Oil must be a finite resource, but things sure don't seem as bad as the doomsayers predict. (Shades of the 'Limits to Growth' panic of the 1970s. ("...The Club of Rome wrote that only 550 billion barrels of oil remained and that they would run out by 1990...").

So, colour me sceptical. We see 2 new oilfields in the Gulf of Mexico announced (if not recently discovered). There is the Timor gap fields north of Australia. And all that is before we go to alternatives for petrol (gasoline to some), diesel, and avtur - options like Canada's Athhabasca oilsands, Venezuelan heavy oil, then shale oil, and synthesised oil via the Fischer-Tropsch process that was used by the Germans in WW2, and the South Africans even now (by their Sasol plants).

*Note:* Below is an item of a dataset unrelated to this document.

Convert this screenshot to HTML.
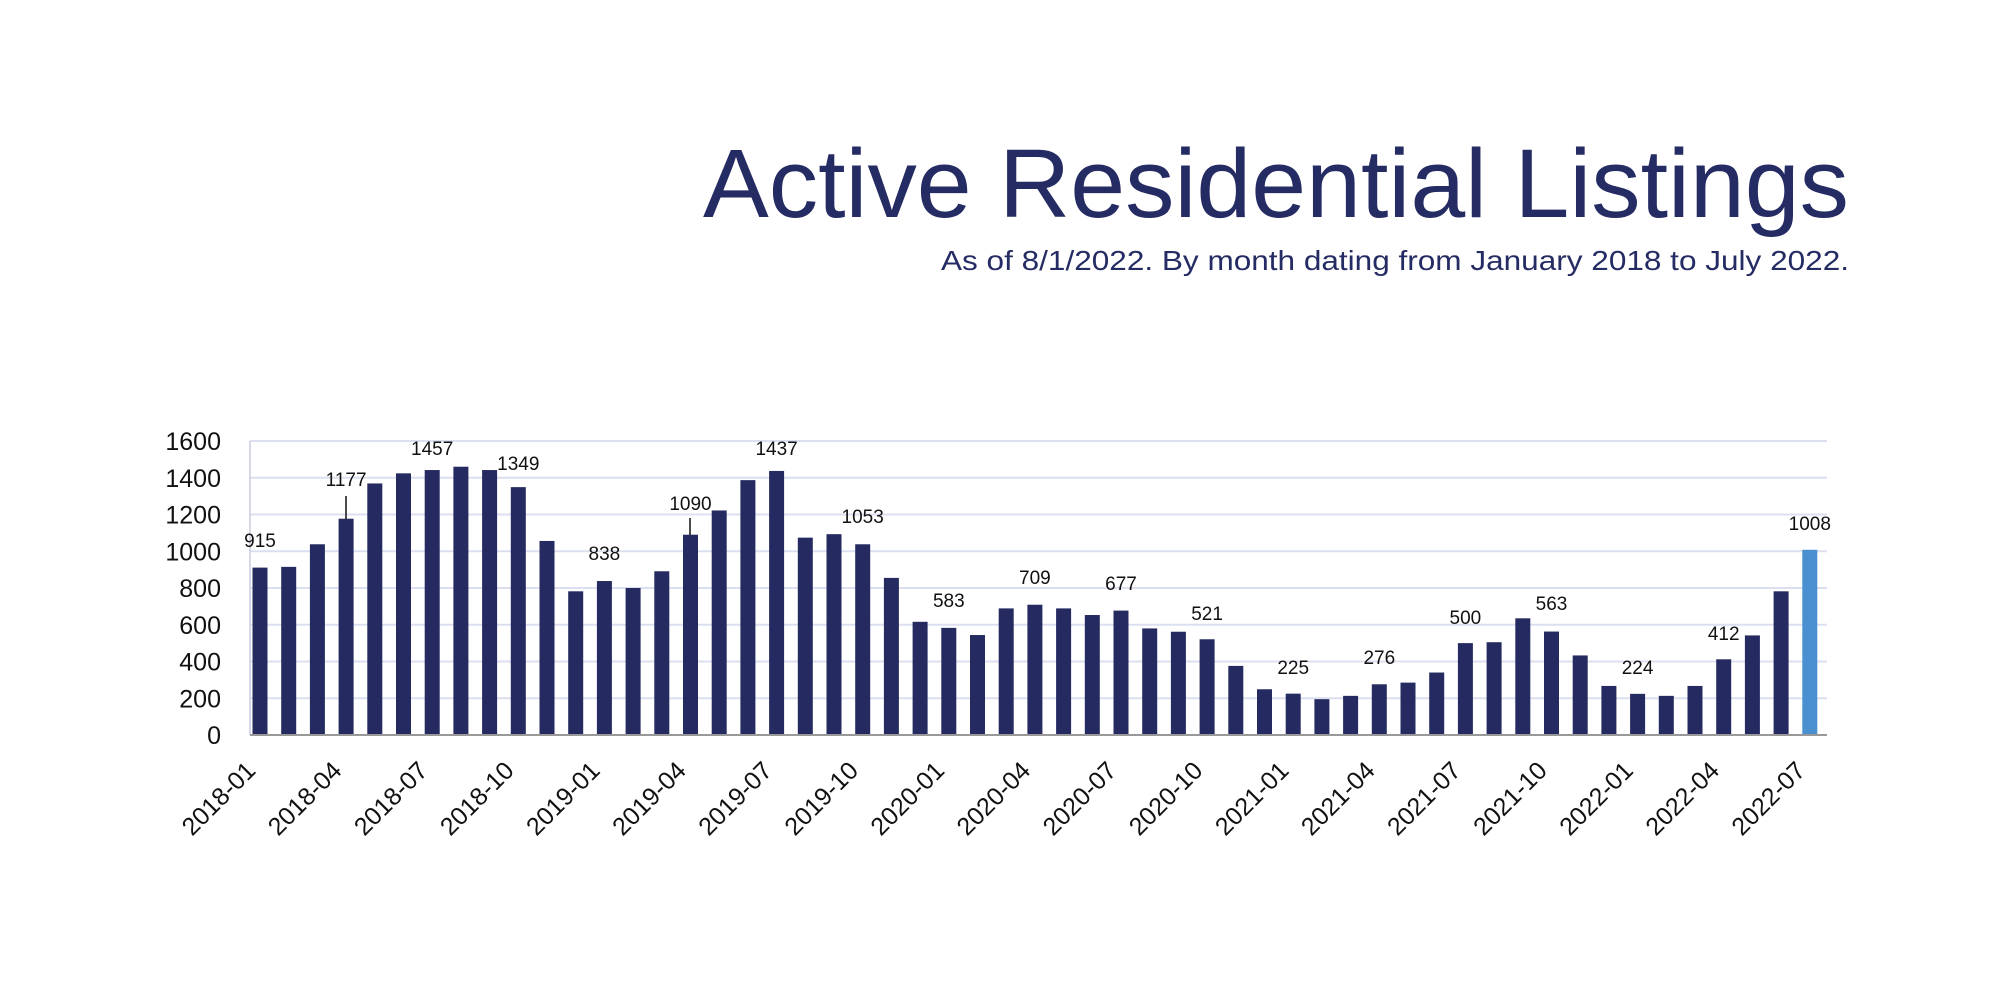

There will be much nashing-of-teeth by enviromentalists over the greenhouse gas emissions to refine, then use these latter options - but are they blameless on the issue of climate change? The only current practical alternatives to fossil fuels are nuclear power, and hydroelectric power. Both of which the green lobby fights hard against. France reportedly generates 75% of it's electricity by fission nuclear power. Had not the environmentalists - the 'green' lobby, effectively vetod nuclear and hydro power as alternatives, much of the greenhouse gas problem could have been ameliorated. So they stand accused of exacerbating the greenhouse gas/climate change issue, not of fixing the problem.

So, no, I don't see us running out of fuels in the near future.